REQUIREMENT
Reproduce all the material exactly, minus any pictures it holds.

DATA SEGMENT
════

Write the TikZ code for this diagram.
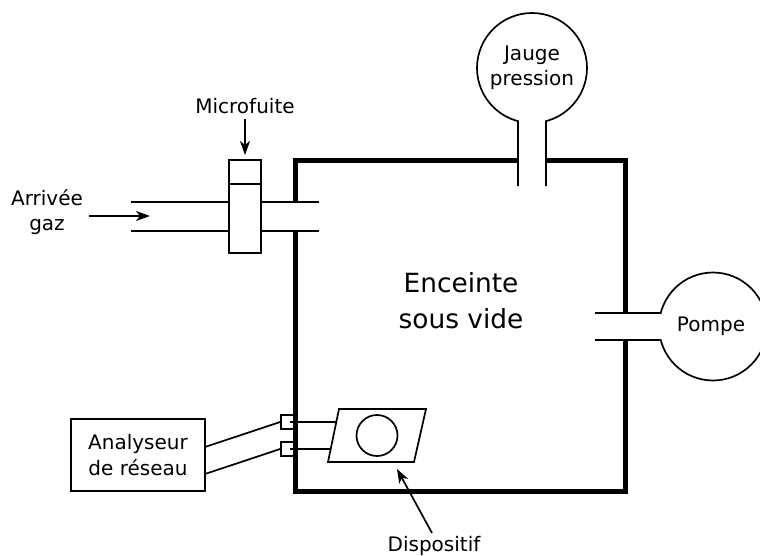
\documentclass[tikz,border=0pt]{standalone}
\usepackage{fontspec}
\setmainfont{DejaVu Sans}
\usetikzlibrary{arrows.meta,shapes.geometric}
\tikzset{
  every node/.style={font=\fontsize{20}{25}\selectfont,align=center,inner sep=0pt},
  thinline/.style={line width=1.7pt,black},
  wall/.style={line width=5pt,black},
  arrowline/.style={thinline,-{Stealth[length=14pt,width=10pt,inset=4pt]}},
  roundpart/.style={circle,draw,line width=1.7pt,fill=white},
  boxpart/.style={rectangle,draw,line width=1.7pt,fill=white},
}
\begin{document}
\begin{tikzpicture}[x=1pt,y=-1pt]
\useasboundingbox (0,0) rectangle (760,556);
\clip (0,0) rectangle (760,556);
% small feedthroughs
\node[boxpart,minimum width=14pt,minimum height=14.5pt] (feedA) at (288,422) {};
\node[boxpart,minimum width=14pt,minimum height=14.5pt] (feedB) at (288,449) {};
% chamber
\node[rectangle,draw,wall,minimum width=330pt,minimum height=330pt] (chamber) at (460,326) {};
\node[font=\fontsize{26.4}{36}\selectfont] (chamberlabel) at (461,301) {Enceinte\\sous vide};
% wall openings
\draw[line width=27.5pt,white] (290,216.5) -- (300,216.5);
\draw[line width=26.5pt,white] (621,326.5) -- (629,326.5);
\draw[line width=27pt,white] (532,157) -- (532,165);
% gauge
\node[roundpart,minimum size=110pt] (gauge) at (532,68) {Jauge\\pression};
\coordinate (gaugeL) at (518,186);
\coordinate (gaugeR) at (546,186);
\coordinate (gaugeLt) at (518,121);
\coordinate (gaugeRt) at (546,121);
\draw[line width=26.5pt,white] (532,118) -- (532,124);
\draw[thinline] (gaugeLt) -- (gaugeL);
\draw[thinline] (gaugeRt) -- (gaugeR);
% pump
\node[roundpart,minimum size=108pt] (pump) at (713,326.5) {};
\node (pumplabel) at (711,326) {Pompe};
\coordinate (pumpT) at (661,313);
\coordinate (pumpB) at (661,340);
\coordinate (pumpTe) at (595,313);
\coordinate (pumpBe) at (595,340);
\draw[line width=25.5pt,white] (658,326.5) -- (665,326.5);
\draw[thinline] (pumpTe) -- (pumpT);
\draw[thinline] (pumpBe) -- (pumpB);
% inlet pipes
\node[boxpart,minimum width=32pt,minimum height=93pt] (valve) at (245,206.5) {};
\coordinate (divL) at (229,184);
\coordinate (divR) at (261,184);
\draw[thinline] (divL) -- (divR);
\coordinate (inTa) at (131,202);
\coordinate (inBa) at (131,231);
\coordinate (inTb) at (319,202);
\coordinate (inBb) at (319,231);
\draw[thinline] (inTa) -- (inTa -| valve.west);
\draw[thinline] (inBa) -- (inBa -| valve.west);
\draw[thinline] (inTb -| valve.east) -- (inTb);
\draw[thinline] (inBb -| valve.east) -- (inBb);
% microfuite
\node (micro) at (245,106) {Microfuite};
\coordinate (microEnd) at (245,155);
\draw[arrowline] (micro.south) ++(0,5) -- (microEnd);
% gas inlet
\node (gas) at (47,212) {Arrivée\\gaz};
\coordinate (gasS) at (89,216);
\coordinate (gasE) at (150,216);
\draw[arrowline] (gasS) -- (gasE);
% analyser
\node[boxpart,minimum width=134pt,minimum height=72pt,font=\fontsize{20}{26}\selectfont] (analyser) at (138,455) {Analyseur\\de réseau};
\coordinate (anA) at (205,447);
\coordinate (anB) at (205,474);
\draw[thinline] (anA) -- (feedA.west);
\draw[thinline] (anB) -- (feedB.west);
% device
\coordinate (dA) at (339,409);
\coordinate (dB) at (426,409);
\coordinate (dC) at (414,462);
\coordinate (dD) at (328,462);
\draw[thinline,fill=white] (dA) -- (dB) -- (dC) -- (dD) -- cycle;
\node[circle,draw,line width=1.7pt,minimum size=41pt] (hole) at (377,435.5) {};
\coordinate (dLa) at (337,422);
\coordinate (dLb) at (330,449);
\draw[thinline] (feedA.center) ++(2,0) -- (dLa);
\draw[thinline] (feedB.center) ++(2,0) -- (dLb);
% dispositif
\node (disp) at (434,546) {Dispositif};
\coordinate (dispS) at (432,533);
\coordinate (dispE) at (397,469);
\draw[arrowline] (dispS) -- (dispE);
\end{tikzpicture}
\end{document}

════

PROBLEM SOLUTION
Write the TikZ code for this diagram.
\documentclass[tikz,border=0pt]{standalone}
\usepackage{fontspec}
\setmainfont{DejaVu Sans}
\usetikzlibrary{arrows.meta,shapes.geometric}
\tikzset{
  every node/.style={font=\fontsize{20}{25}\selectfont,align=center,inner sep=0pt},
  thinline/.style={line width=1.7pt,black},
  wall/.style={line width=5pt,black},
  arrowline/.style={thinline,-{Stealth[length=14pt,width=10pt,inset=4pt]}},
  roundpart/.style={circle,draw,line width=1.7pt,fill=white},
  boxpart/.style={rectangle,draw,line width=1.7pt,fill=white},
}
\begin{document}
\begin{tikzpicture}[x=1pt,y=-1pt]
\useasboundingbox (0,0) rectangle (760,556);
\clip (0,0) rectangle (760,556);
% small feedthroughs
\node[boxpart,minimum width=14pt,minimum height=14.5pt] (feedA) at (288,422) {};
\node[boxpart,minimum width=14pt,minimum height=14.5pt] (feedB) at (288,449) {};
% chamber
\node[rectangle,draw,wall,minimum width=330pt,minimum height=330pt] (chamber) at (460,326) {};
\node[font=\fontsize{26.4}{36}\selectfont] (chamberlabel) at (461,301) {Enceinte\\sous vide};
% wall openings
\draw[line width=27.5pt,white] (290,216.5) -- (300,216.5);
\draw[line width=26.5pt,white] (621,326.5) -- (629,326.5);
\draw[line width=27pt,white] (532,157) -- (532,165);
% gauge
\node[roundpart,minimum size=110pt] (gauge) at (532,68) {Jauge\\pression};
\coordinate (gaugeL) at (518,186);
\coordinate (gaugeR) at (546,186);
\coordinate (gaugeLt) at (518,121);
\coordinate (gaugeRt) at (546,121);
\draw[line width=26.5pt,white] (532,118) -- (532,124);
\draw[thinline] (gaugeLt) -- (gaugeL);
\draw[thinline] (gaugeRt) -- (gaugeR);
% pump
\node[roundpart,minimum size=108pt] (pump) at (713,326.5) {};
\node (pumplabel) at (711,326) {Pompe};
\coordinate (pumpT) at (661,313);
\coordinate (pumpB) at (661,340);
\coordinate (pumpTe) at (595,313);
\coordinate (pumpBe) at (595,340);
\draw[line width=25.5pt,white] (658,326.5) -- (665,326.5);
\draw[thinline] (pumpTe) -- (pumpT);
\draw[thinline] (pumpBe) -- (pumpB);
% inlet pipes
\node[boxpart,minimum width=32pt,minimum height=93pt] (valve) at (245,206.5) {};
\coordinate (divL) at (229,184);
\coordinate (divR) at (261,184);
\draw[thinline] (divL) -- (divR);
\coordinate (inTa) at (131,202);
\coordinate (inBa) at (131,231);
\coordinate (inTb) at (319,202);
\coordinate (inBb) at (319,231);
\draw[thinline] (inTa) -- (inTa -| valve.west);
\draw[thinline] (inBa) -- (inBa -| valve.west);
\draw[thinline] (inTb -| valve.east) -- (inTb);
\draw[thinline] (inBb -| valve.east) -- (inBb);
% microfuite
\node (micro) at (245,106) {Microfuite};
\coordinate (microEnd) at (245,155);
\draw[arrowline] (micro.south) ++(0,5) -- (microEnd);
% gas inlet
\node (gas) at (47,212) {Arrivée\\gaz};
\coordinate (gasS) at (89,216);
\coordinate (gasE) at (150,216);
\draw[arrowline] (gasS) -- (gasE);
% analyser
\node[boxpart,minimum width=134pt,minimum height=72pt,font=\fontsize{20}{26}\selectfont] (analyser) at (138,455) {Analyseur\\de réseau};
\coordinate (anA) at (205,447);
\coordinate (anB) at (205,474);
\draw[thinline] (anA) -- (feedA.west);
\draw[thinline] (anB) -- (feedB.west);
% device
\coordinate (dA) at (339,409);
\coordinate (dB) at (426,409);
\coordinate (dC) at (414,462);
\coordinate (dD) at (328,462);
\draw[thinline,fill=white] (dA) -- (dB) -- (dC) -- (dD) -- cycle;
\node[circle,draw,line width=1.7pt,minimum size=41pt] (hole) at (377,435.5) {};
\coordinate (dLa) at (337,422);
\coordinate (dLb) at (330,449);
\draw[thinline] (feedA.center) ++(2,0) -- (dLa);
\draw[thinline] (feedB.center) ++(2,0) -- (dLb);
% dispositif
\node (disp) at (434,546) {Dispositif};
\coordinate (dispS) at (432,533);
\coordinate (dispE) at (397,469);
\draw[arrowline] (dispS) -- (dispE);
\end{tikzpicture}
\end{document}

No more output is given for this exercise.